そこで、自分の置かれている状況を“理由付け”し、自分の中で理解をするために、「禁止令」を創り出すのです。

 

「そうか!僕は重要な存在ではないんだ。だから見捨てられるかもしれないんだ!」

 

こうして「重要であるな」の禁止令ができあがりました。

子どもたちは、親からの保護や承認を受けるために、このような切ない戦略をとらざるを得ないのです。

 

 

【発展】

さらに深い内容についてもお話ししましょう。

 

C1は、子ども時代の体験そのものだとお伝えしました。

そんなC1のさらに奥深くに入っていくと…

そこには幼い子ども時代よりさらに前の、乳児期の情報が格納されていると考えられています。

それらは、下図の通り、P0A0C0で表されます。

 

乳児期のみならず、胎児の頃の情報まで入っているという説もあります。

 

 

 

 

 

 

 

 

 

 

 

 

 

(2)P2の成り立ち

P2には、一次構造の図にも書いたように、親や親的な役割を果たした人から取り入れたものが貯蔵されています。

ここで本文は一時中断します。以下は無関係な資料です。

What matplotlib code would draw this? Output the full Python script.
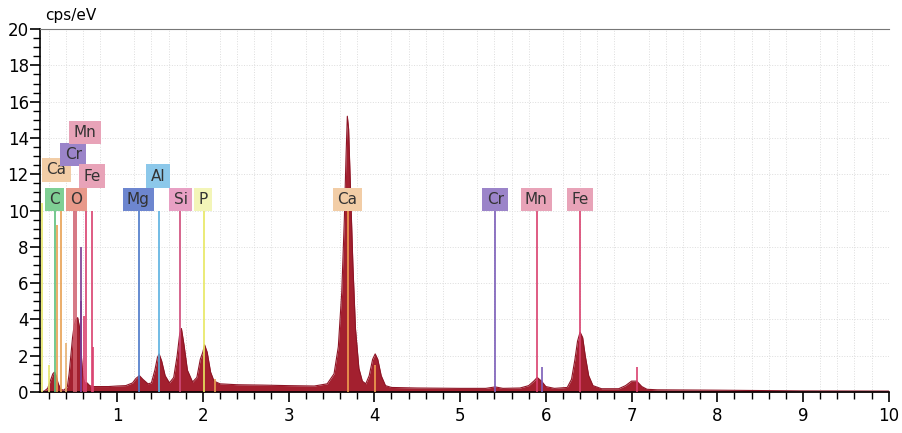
import matplotlib
matplotlib.use('Agg')
import matplotlib.pyplot as plt
from matplotlib.ticker import MultipleLocator

# spectrum (keV, cps/eV)
energy = [0.10, 0.15, 0.19, 0.22, 0.25, 0.27, 0.29, 0.31, 0.34, 0.38, 0.42, 0.44,
          0.46, 0.48, 0.50, 0.52, 0.54, 0.56, 0.58, 0.60, 0.62, 0.65, 0.68, 0.72,
          0.80, 0.90, 1.00, 1.10, 1.18, 1.22, 1.26, 1.30, 1.36, 1.40, 1.44, 1.47,
          1.49, 1.52, 1.56, 1.61, 1.66, 1.70, 1.73, 1.75, 1.78, 1.82, 1.88, 1.93,
          1.97, 2.00, 2.02, 2.05, 2.09, 2.13, 2.20, 2.40, 2.70, 3.00, 3.30, 3.45,
          3.53, 3.58, 3.62, 3.65, 3.67, 3.685, 3.70, 3.72, 3.75, 3.78, 3.82, 3.86,
          3.90, 3.94, 3.98, 4.01, 4.04, 4.08, 4.13, 4.20, 4.50, 5.00, 5.30, 5.41,
          5.50, 5.70, 5.80, 5.86, 5.90, 5.95, 6.00, 6.10, 6.25, 6.30, 6.34, 6.37,
          6.40, 6.43, 6.46, 6.50, 6.55, 6.65, 6.85, 6.93, 7.00, 7.06, 7.12, 7.18,
          7.30, 8.00, 9.00, 10.0]
counts = [0.0, 0.05, 0.2, 0.6, 1.0, 1.1, 0.9, 0.5, 0.15, 0.1, 0.3, 1.0,
          2.0, 3.0, 3.7, 4.0, 4.1, 3.6, 2.2, 0.9, 0.5, 0.5, 0.35, 0.3,
          0.3, 0.3, 0.33, 0.35, 0.5, 0.75, 0.9, 0.7, 0.45, 0.5, 1.2, 1.9,
          2.1, 1.7, 0.9, 0.5, 0.8, 2.0, 3.2, 3.5, 2.6, 1.2, 0.55, 0.8,
          1.8, 2.2, 2.6, 2.2, 1.1, 0.6, 0.45, 0.4, 0.38, 0.35, 0.33, 0.45,
          1.0, 2.5, 5.5, 9.5, 13.0, 15.2, 14.5, 11.5, 7.0, 3.5, 1.3, 0.6,
          0.45, 0.9, 1.8, 2.1, 1.8, 0.9, 0.35, 0.25, 0.22, 0.2, 0.2, 0.28,
          0.2, 0.22, 0.35, 0.6, 0.8, 0.6, 0.3, 0.2, 0.25, 0.7, 1.8, 2.8,
          3.3, 3.0, 2.0, 0.9, 0.35, 0.18, 0.18, 0.35, 0.6, 0.6, 0.3, 0.15,
          0.12, 0.1, 0.06, 0.05]

# element marker lines
line_energy = [0.12, 0.20, 0.277, 0.302, 0.341, 0.40, 0.50, 0.525, 0.573, 0.58,
               0.615, 0.637, 0.705, 0.72, 1.253, 1.486, 1.739, 2.013, 2.14,
               3.69, 4.01, 5.41, 5.95, 5.90, 6.40, 7.06]
line_height = [10.4, 1.5, 10.0, 9.2, 10.0, 2.7, 10.0, 10.0, 8.0, 5.0,
               4.2, 10.0, 10.0, 2.5, 10.1, 10.0, 10.0, 10.0, 0.7,
               10.0, 1.5, 10.0, 1.4, 10.0, 10.0, 1.4]
line_color = ['#e6e66a', '#e6e66a', '#5cbf7a', '#e8a050', '#e8a050', '#e6b070',
              '#d0606e', '#d0606e', '#7a3b8f', '#7a3b8f', '#d9406e', '#d9406e',
              '#d9406e', '#d9406e', '#4a78c8', '#5ab0e0', '#d04a7a', '#e8e860',
              '#e8a050', '#f0a050', '#f0a050', '#7a5cb8', '#7a5cb8', '#d9406e',
              '#d9406e', '#d9406e']

# element label boxes
label_text = ['C', 'O', 'Ca', 'Cr', 'Mn', 'Fe', 'Mg', 'Al', 'Si', 'P',
              'Ca', 'Cr', 'Mn', 'Fe']
label_x = [0.27, 0.523, 0.293, 0.488, 0.626, 0.707, 1.247, 1.477, 1.741, 2.006,
           3.684, 5.41, 5.89, 6.40]
label_y = [10.6, 10.6, 12.25, 13.1, 14.3, 11.9, 10.6, 11.9, 10.6, 10.6,
           10.6, 10.6, 10.6, 10.6]
label_color = ['#7fcf94', '#e8998a', '#f2cda6', '#9b84c9', '#e8a3b8', '#e8a3b8',
               '#6d86cf', '#8cc8ea', '#e8a0c4', '#f3f5b8',
               '#f2cda6', '#9b84c9', '#e8a3b8', '#e8a3b8']

fig = plt.figure(figsize=(9.02, 4.33), dpi=100)
ax = fig.add_axes([0.0443, 0.0947, 0.9410, 0.838])

ax.fill_between(energy, counts, 0, color='#a3202f', lw=0)
ax.plot(energy, counts, color='#8e1526', lw=0.8)
ax.vlines(line_energy, 0, line_height, colors=line_color, lw=1.2, zorder=3)

for t, x, y, c in zip(label_text, label_x, label_y, label_color):
    ax.text(x, y, t, ha='center', va='center', fontsize=11, color='#333333',
            zorder=4, bbox=dict(boxstyle='square,pad=0.28', fc=c, ec='none'))

ax.set_xlim(0.1, 10)
ax.set_ylim(0, 20)
ax.xaxis.set_major_locator(MultipleLocator(1))
ax.xaxis.set_minor_locator(MultipleLocator(0.2))
ax.yaxis.set_major_locator(MultipleLocator(2))
ax.yaxis.set_minor_locator(MultipleLocator(0.5))
ax.tick_params(which='major', length=7, width=1.2, labelsize=12, direction='out')
ax.tick_params(which='minor', length=5, width=1.0, direction='out')
ax.tick_params(axis='y', which='major', pad=1)

ax.grid(which='minor', axis='x', color='#dddddd', ls=':', lw=0.7)
ax.grid(which='major', axis='y', color='#dddddd', ls=':', lw=0.7)
ax.set_axisbelow(True)

ax.spines['right'].set_visible(False)
ax.spines['top'].set_color('#777777')
ax.spines['left'].set_linewidth(1.2)
ax.spines['bottom'].set_linewidth(1.2)

fig.text(0.05, 0.965, 'cps/eV', fontsize=11, ha='left', va='center')

fig.savefig('out.png', dpi=100)
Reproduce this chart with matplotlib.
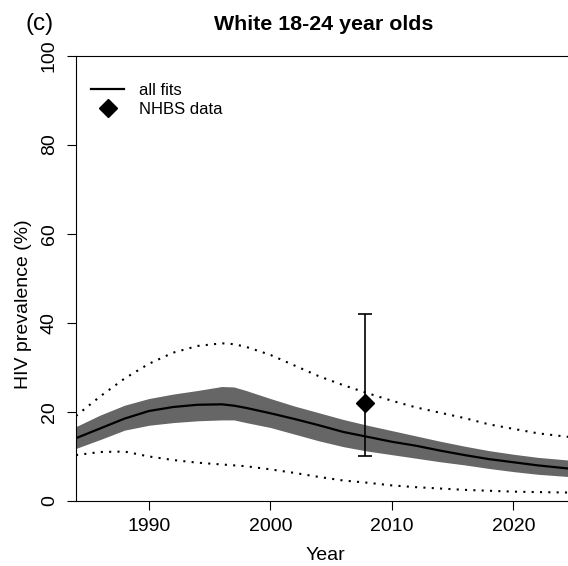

二次構造モデルでは、P2の中に、P3(「親」の中の「親」) 、A3(「親」の中の「成人」)、C3(「親」の中の「子ども」)と表記されます。

 

親や親的役割を果たした人たちのPACがそのまま入っているイメージをすると、分かりやすいかもしれません。

縦にPACがワンセットで一人分、これが何人分も入っているということですね。

 

 

 

いかがでしたか?

自我状態の二次構造は少し複雑なところもあり、難しく感じる人もいるかもしれませんね。

 

カウンセラーがクライアントと向き合っていく際には、クライアントの自我状態を創り上げているものに対する理解を欠くことはできません。

「自我状態の二次構造」に対する理解を深め、応用できるようになりたいものです。

 

以上、最後まで読んでいただきありがとうございました。